Thursday, August 9, 2018

Review: A Handful of Happiness by Massimo Vacchetta and Antonella Tomaselli

My daughter and several of her friends decided they wanted a pet their freshman year of college. The fact that fish were the only pets allowed in the dorms impacted their search for a critter not at all. They wanted something that no one else in the dorm had. Since there was already a bunny, a guinea pig, a kitten, several hamsters, and so on, they settled on a hedgehog. I don’t know if the other illegally kept animals were discovered, but their little hoglet was and so Needles moved into my house. Now I can’t say that he is a wonderful pet (he’s a nocturnal, bitey, prickly, poop machine) but he’s cute and I have developed a soft spot for him. Having him around has made me more likely to notice hedgehog things and I was really curious about Vacchetta and Tomaselli’s book, A Handful of Happiness, about how Vacchetta, an Italian vet, came to let an injured wild hedgehog into his heart and eventually to run a refuge for the spiky creatures.

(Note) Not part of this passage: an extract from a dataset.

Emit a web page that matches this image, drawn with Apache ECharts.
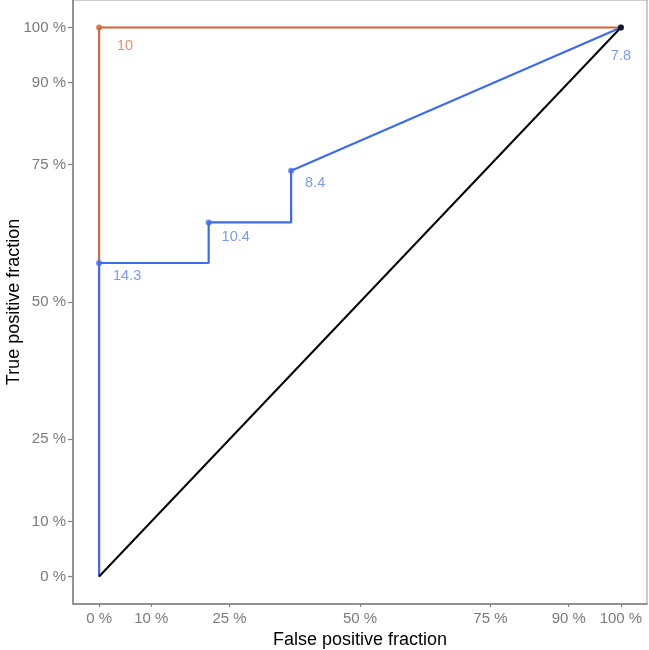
<!DOCTYPE html>
<html>
<head>
<meta charset="utf-8">
<script src="https://cdn.jsdelivr.net/npm/echarts@6/dist/echarts.min.js"></script>
<style>
  html, body { margin: 0; padding: 0; background: #fff; }
  #chart { width: 649px; height: 650px; }
</style>
</head>
<body>
<div id="chart"></div>
<script>
// ROC curves: false positive fraction (x) vs true positive fraction (y)
const redFpf = [0, 0, 1]
const redTpf = [0, 1, 1]
const blueFpf = [0, 0, 0.21, 0.21, 0.368, 0.368, 1]
const blueTpf = [0, 0.571, 0.571, 0.645, 0.645, 0.739, 1]
const diagFpf = [0, 1]
const diagTpf = [0, 1]

// cutoff points and their labels
const redCutFpf = [0]
const redCutTpf = [1]
const redCutLabels = ['10']
const blueCutFpf = [0, 0.21, 0.368, 1]
const blueCutTpf = [0.571, 0.645, 0.739, 1]
const blueCutLabels = ['14.3', '10.4', '8.4', '7.8']

const tickValues = [0, 0.1, 0.25, 0.5, 0.75, 0.9, 1]

const redColor = '#D8602F'
const blueColor = '#3D6BF0'

// label nudges (px, relative to point centre)
const redNudge = [[26, 19]]
const blueNudge = [[28, 13], [27, 15], [24, 12], [0, 29]]

const zip = (xs, ys) => xs.map((x, i) => [x, ys[i]])

const chart = echarts.init(document.getElementById('chart'))

const pctLabel = v => Math.round(v * 100) + ' %'

function makeAxis(name, gap, tickLen, margin) {
  return {
    type: 'value',
    min: -0.05,
    max: 1.05,
    name: name,
    nameLocation: 'middle',
    nameGap: gap,
    nameMoveOverlap: false,
    nameTextStyle: { color: '#000', fontSize: 18, fontFamily: 'Liberation Sans' },
    splitLine: { show: false },
    axisLine: { show: true, onZero: false, lineStyle: { color: '#808080', width: 1.5 } },
    axisTick: { show: true, length: tickLen, customValues: tickValues, lineStyle: { color: '#808080', width: 1.2 } },
    axisLabel: {
      customValues: tickValues,
      formatter: pctLabel,
      color: '#7a7a7a',
      fontSize: 15,
      fontFamily: 'Liberation Sans',
      margin: margin
    }
  }
}

function cutSeries(xs, ys, labels, nudge, color, labelColor) {
  return {
    type: 'scatter',
    symbolSize: 6,
    itemStyle: { color: color },
    z: 5,
    data: xs.map((x, i) => ({
      value: [x, ys[i]],
      label: {
        show: true,
        position: 'inside',
        offset: nudge[i],
        formatter: labels[i],
        color: labelColor,
        fontSize: 14.5,
        fontFamily: 'Liberation Sans'
      }
    }))
  }
}

chart.setOption({
  animation: false,
  grid: {
    left: 73,
    right: 2,
    top: 0,
    bottom: 46,
    containLabel: false,
    outerBoundsMode: 'none',
    show: true,
    borderColor: '#9a9a9a',
    borderWidth: 1
  },
  xAxis: makeAxis('False positive fraction', 27, 3, 7),
  yAxis: makeAxis('True positive fraction', 50, 5, 7),
  series: [
    {
      type: 'line',
      data: zip(redFpf, redTpf),
      showSymbol: false,
      lineStyle: { color: redColor, width: 2 },
      z: 2
    },
    {
      type: 'line',
      data: zip(blueFpf, blueTpf),
      showSymbol: false,
      lineStyle: { color: blueColor, width: 2.2 },
      z: 3
    },
    {
      type: 'line',
      data: zip(diagFpf, diagTpf),
      showSymbol: false,
      lineStyle: { color: '#000', width: 2 },
      z: 4
    },
    cutSeries(redCutFpf, redCutTpf, redCutLabels, redNudge, redColor, '#E07448'),
    cutSeries(blueCutFpf, blueCutTpf, blueCutLabels, blueNudge, blueColor, '#5A80F0'),
    {
      type: 'scatter',
      symbolSize: 6,
      itemStyle: { color: '#000' },
      z: 6,
      data: [[1, 1]]
    }
  ]
})
</script>
</body>
</html>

Vacchetta is lonely, recently divorced, and depressed when someone brings a tiny orphaned hedgehog to him. Feeling a kinship with the poor little thing, he vows to save the hedgie he names Ninna. Through his caring for Ninna, he examines his life and his insecurities. This little rescue hedgehog manages to touch a closed off piece of Vacchetta and to help him open himself up again. Saving Ninna also gives him a reputation for helping these prickly little animals and he quickly acquires a whole host of hedgies needing care or rehabilitation before being set free into the wild again.

The idea of the book is a sweet one. It’s presented simplistically and at no time does the reader forget that this is a translation. There is an awkwardness to the writing, an unnatural clunkiness of sorts. It is clear that Vacchetta loves Ninna and is devoted to his idea of helping ill and injured hedgehogs and he says some charming things about love here but there is also a lot of philosophical self-reflection as he shares the lessons he learns about himself. It is in these self-reflections that the clunkiness of the text is most evident. The cover will draw animal lovers in and it is a quick and easy read, but somehow, even with a hedgehog in my own life, this missed the mark for me.